Overview of Distributed Cloud GEO Redundancy

StarlingX Distributed Cloud Geo Redundancy configuration supports the ability to recover from a catastrophic event that requires subclouds to be rehomed away from the failed system controller site to the available site(s) which have enough spare capacity. This way, even if the failed site cannot be restored in short time, the subclouds can still be rehomed to available peer system controller(s) for centralized management.

In this configuration, the following items are addressed:

  • 1+1 GEO redundancy

    • Active-Active redundancy model

    • Total number of subcloud should not exceed 1K

  • Automated operations

    • Synchronization and liveness check between peer systems

    • Alarm generation if peer system controller is down

  • Manual operations

    • Batch rehoming from alive peer system controller

Distributed Cloud GEO Redundancy Architecture

1+1 Distributed Cloud GEO Redundancy Architecture consists of two local high availability Distributed Cloud clusters. They are the mutual peers that form a protection group illustrated in the figure below:

../../_images/dcg1695034653874.png

The architecture features a synchronized distributed control plane for geographic redundancy, where system peer instance is created in each local Distributed Cloud cluster pointing to each other via keystone endpoints to form a system protection group.

If the administrator wants the peer site to take over the subclouds where local system controller is in failure state, SPG needs to be created and subclouds need to be assigned to it. Then, a Peer Group Association needs to be created to link the system peer and SPG together. The SPG information and the subclouds in it will be synchronized to the peer site via the endpoint information stored in system peer instance.

The peer sites do health checks via the endpoint information stored in the system peer instance. If the local site detects that the peer site is not reachable, it will raise an alarm to alert the administrator.

If the failed site cannot be restored quickly, the administrator needs to initiate batch subcloud migration by performing migration on the SPG from the healthy peer of the failed site.

When the failed site has been restored and is ready for service, administrator can initiate the batch subcloud migration from the restored site to migrate back all the subclouds in the SPG for geographic proximity.

Protection Group A group of peer sites, which is configured to monitor each other and decide how to take over the subclouds (based on predefined SPG) if any peer in the group fails.

System Peer A logic entity, which is created in a system controller site. System controller site uses the information (keystone endpoint, credential) stored in the system peer for the health check and data synchronization.

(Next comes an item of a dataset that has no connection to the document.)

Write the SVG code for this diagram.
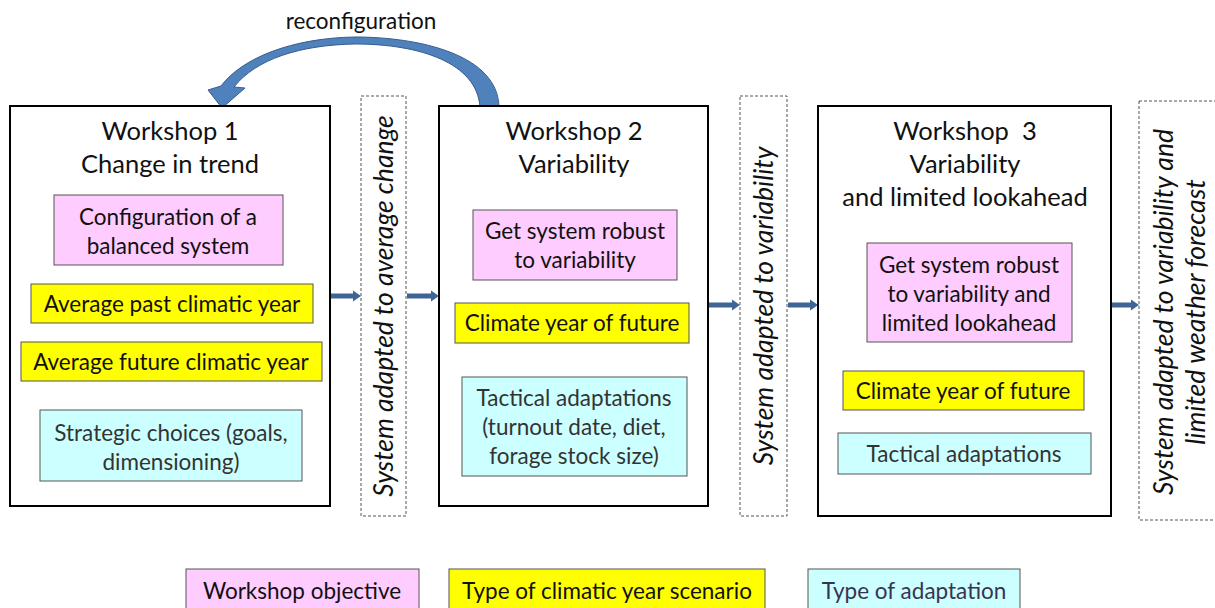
<svg xmlns="http://www.w3.org/2000/svg" width="1215" height="608" viewBox="0 0 1215 608">
<defs>
<style>
text{font-family:Lato,"Open Sans","Liberation Sans",sans-serif;fill:#111;text-anchor:middle}
.ws{fill:#fff;stroke:#000;stroke-width:2}
.dash{fill:#fff;stroke:#555;stroke-width:1;stroke-dasharray:3,2}
.pink{fill:#ffccff;stroke:#555;stroke-width:1}
.yel{fill:#ffff00;stroke:#555;stroke-width:1}
.cyan{fill:#ccffff;stroke:#555;stroke-width:1}
.t{font-size:25.5px}
.s{font-size:22.5px}
.rot{font-size:26.5px;font-style:italic}
.arr{stroke:#3f6596;stroke-width:5;fill:none;marker-end:url(#ah)}
</style>
<marker id="ah" markerWidth="9" markerHeight="12" refX="0" refY="6" orient="auto" markerUnits="userSpaceOnUse">
<path d="M0,0.5 L8,6 L0,11.5 Z" fill="#3f6596"/>
</marker>
</defs>
<rect width="1215" height="608" fill="#fff"/>

<g id="connectors">
<line class="arr" x1="331" y1="296" x2="353" y2="296"/>
<line class="arr" x1="407" y1="296" x2="431" y2="296"/>
<line class="arr" x1="709" y1="305" x2="732" y2="305"/>
<line class="arr" x1="788" y1="305" x2="810" y2="305"/>
<line class="arr" x1="1112" y1="305" x2="1131" y2="305"/>
<path id="reconf-arrow" d="M480 107 L499 107 C498 55 420 37 355 37 C292 38 242 58 221 86 L208 90 L222 108 L245 88 L234 87 C256 59 300 45 355 44 C420 44 477 63 480 107 Z" fill="#4f81bd" stroke="#385d8a" stroke-width="1"/>
<text x="361" y="29" class="s">reconfiguration</text>
</g>

<g id="workshop1">
<rect class="ws" x="10" y="106" width="320" height="400"/>
<text x="170" y="140" class="t">Workshop 1</text>
<text x="170" y="173" class="t">Change in trend</text>
<rect class="pink" x="54" y="195" width="229" height="70"/>
<text x="168" y="225" class="s">Configuration of a</text>
<text x="168" y="254" class="s">balanced system</text>
<rect class="yel" x="31" y="284" width="282" height="39"/>
<text x="172" y="312" class="s">Average past climatic year</text>
<rect class="yel" x="21" y="342" width="301" height="39"/>
<text x="171" y="370" class="s">Average future climatic year</text>
<rect class="cyan" x="40" y="410" width="262" height="71"/>
<text x="171" y="441" class="s" style="fill:#333">Strategic choices (goals,</text>
<text x="171" y="470" class="s" style="fill:#333">dimensioning)</text>
</g>

<g id="result1">
<rect class="dash" x="361" y="96" width="45" height="420"/>
<text transform="translate(393,306) rotate(-90)" class="rot">System adapted to average change</text>
</g>

<g id="workshop2">
<rect class="ws" x="439" y="106" width="269" height="400"/>
<text x="574" y="140" class="t">Workshop 2</text>
<text x="574" y="173" class="t">Variability</text>
<rect class="pink" x="473" y="210" width="204" height="70"/>
<text x="575" y="239" class="s">Get system robust</text>
<text x="575" y="268" class="s">to variability</text>
<rect class="yel" x="455" y="303" width="234" height="40"/>
<text x="572" y="331" class="s">Climate year of future</text>
<rect class="cyan" x="462" y="377" width="225" height="99"/>
<text x="574" y="406" class="s" style="fill:#333">Tactical adaptations</text>
<text x="574" y="435" class="s" style="fill:#333">(turnout date, diet,</text>
<text x="574" y="464" class="s" style="fill:#333">forage stock size)</text>
</g>

<g id="result2">
<rect class="dash" x="740" y="96" width="47" height="420"/>
<text transform="translate(773,306) rotate(-90)" class="rot">System adapted to variability</text>
</g>

<g id="workshop3">
<rect class="ws" x="818" y="106" width="293" height="410"/>
<text x="965" y="140" class="t" xml:space="preserve">Workshop  3</text>
<text x="965" y="173" class="t">Variability</text>
<text x="965" y="206" class="t">and limited lookahead</text>
<rect class="pink" x="867" y="243" width="205" height="99"/>
<text x="969" y="273" class="s">Get system robust</text>
<text x="969" y="302" class="s">to variability and</text>
<text x="969" y="331" class="s">limited lookahead</text>
<rect class="yel" x="843" y="371" width="241" height="39"/>
<text x="963" y="399" class="s">Climate year of future</text>
<rect class="cyan" x="838" y="433" width="253" height="41"/>
<text x="964" y="462" class="s" style="fill:#333">Tactical adaptations</text>
</g>

<g id="result3">
<rect class="dash" x="1139" y="101" width="90" height="419"/>
<text transform="translate(1173,312) rotate(-90)" class="rot">System adapted to variability and</text>
<text transform="translate(1205,312) rotate(-90)" class="rot">limited weather forecast</text>
</g>

<g id="legend">
<rect class="pink" x="186" y="569" width="233" height="50"/>
<text x="302" y="599" class="s">Workshop objective</text>
<rect class="yel" x="449" y="569" width="316" height="50"/>
<text x="607" y="599" class="s">Type of climatic year scenario</text>
<rect class="cyan" x="808" y="569" width="212" height="50"/>
<text x="914" y="599" class="s" style="fill:#3a3350">Type of adaptation</text>
</g>
</svg>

Subcloud Secondary Deploy State This is a newly introduced state for a subcloud. If a subcloud is in the secondary deploy state, the subcloud instance is only a placeholder holding the configuration parameters, which can be used to migrate the corresponding subcloud from the peer site. After rehoming, the subcloud’s state will be changed from secondary to complete, and is managed by the local site. The subcloud instance on the peer site is changed to secondary.

Subcloud Peer Group Group of locally managed subclouds, which is supposed to be duplicated into a peer site as secondary subclouds. The SPG instance will also be created in peer site and it will contain all the secondary subclouds just duplicated.

Multiple SPGs are supported and the membership of the SPG is decided by administrator. This way, administrator can divide local subclouds into different groups.

SPG can be used to initiate subcloud batch migration. For example, when the peer site has been detected to be down, and the local site is supposed to take over the management of the subclouds in failed peer site, administrator can perform SPG migration to migrate all the subclouds in the SPG to the local site for centralized management.

Subcloud Peer Group Priority The priority is an attribute of SPG instance, and the SPG is designed to be synchronized to each peer sites in the protection group with different priority value.

In a Protection Group, there can be multiple System Peers. The site which owns the SPG with the highest priority (smallest value) is the leader site, which needs to initiate the batch migration to take over the subclouds grouped by the SPG.

Subcloud Peer Group and System Peer Association Association refers to the binding relationship between SPG and system peer. When the association between a SPG and system peer is created on the local site, the SPG and the subclouds in the group will be duplicated to the peer site to which the system peer in this association is pointing. This way, when the local site is down, the peer site has enough information to initiate the SPG based batch migration to take over the centralized management for subclouds previously managed by the failed site.

One system peer can be associated with multiple SPGs. One SPG can be associated with multiple system peers, with priority specified. This priority is used to decide which SPG has the higher priority to take over the subclouds when batch migration should be performed.